New Order Tracks and Inventories Ohio’s Ventilators

YOUNGSTOWN, Ohio — An order signed by Dr. Amy Acton, director of the Ohio Deparment of Health, will track the number of ventilators and their locations within the state.

The data will allow the state to move ventilators where they need to be should certain areas experience shortages during the surge of the coronavirus pandemic, said Gov. Mike DeWine during his daily update. The order includes other machines that provide breathing assistance, including CPAP and BPAP machines, as well as treatment masks and tubing, he said.

Starting at 5 p.m. Wednesday, any entity involved in the ventilator supply chain – including manufacturers, producers, wholesalers, transporters, distributors, retailers, clinicians, physicians, hospitals and other medical facilities – must make weekly reports online at Coronavirus.ohio.gov/ventinventory of existing inventories.

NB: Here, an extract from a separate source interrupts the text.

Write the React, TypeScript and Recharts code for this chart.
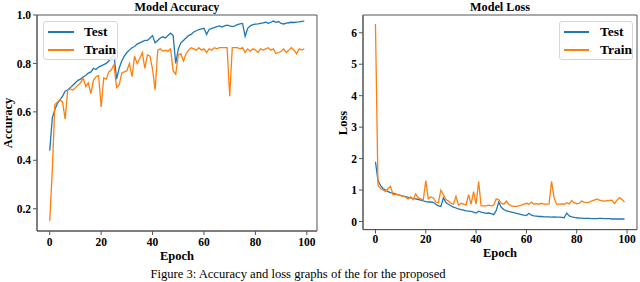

Equipment includes CPAP and BPAP machines, anesthetic machines, medical ventilators, bag valve masks, nasal cannulas, laryngeal mask airways, endotracheal tubes and tracheostomy/trach/tracheal tubes. Exceptions are ventilators and other equipment owned by an individual for personal use, as well as those in transit across the state and not destined to stay in Ohio, DeWine said.

Hospitals are also expected to report daily ventilator data to the Ohio Hospital Association via the reporting tool, DeWine noted.

The state is “also working independently of this to secure more ventilators in Ohio,” DeWine said. Given the short supply of the equipment, however, the state is having the same experience as the other 49 states trying to do the same thing, he acknowledged.

The state is working with Ohio companies looking to make ventilators, and DeWine will have a report in the next few days on where the state stands on its supply of ventilators and other equipment.

“We’re taking every opportunity out there to figure this out,” he said.

Since the U.S. Food and Drug Administration approved the full capability of technology produced by Battelle Memorial Institute, Columbus, to sterilize N95 respirator masks, the nonprofit research company has sterilized its first batch of 3,500 Monday night, noted Lt. Gov. Jon Husted. Battelle is ramping up its efforts as it gets more masks from hospitals in the state, he said.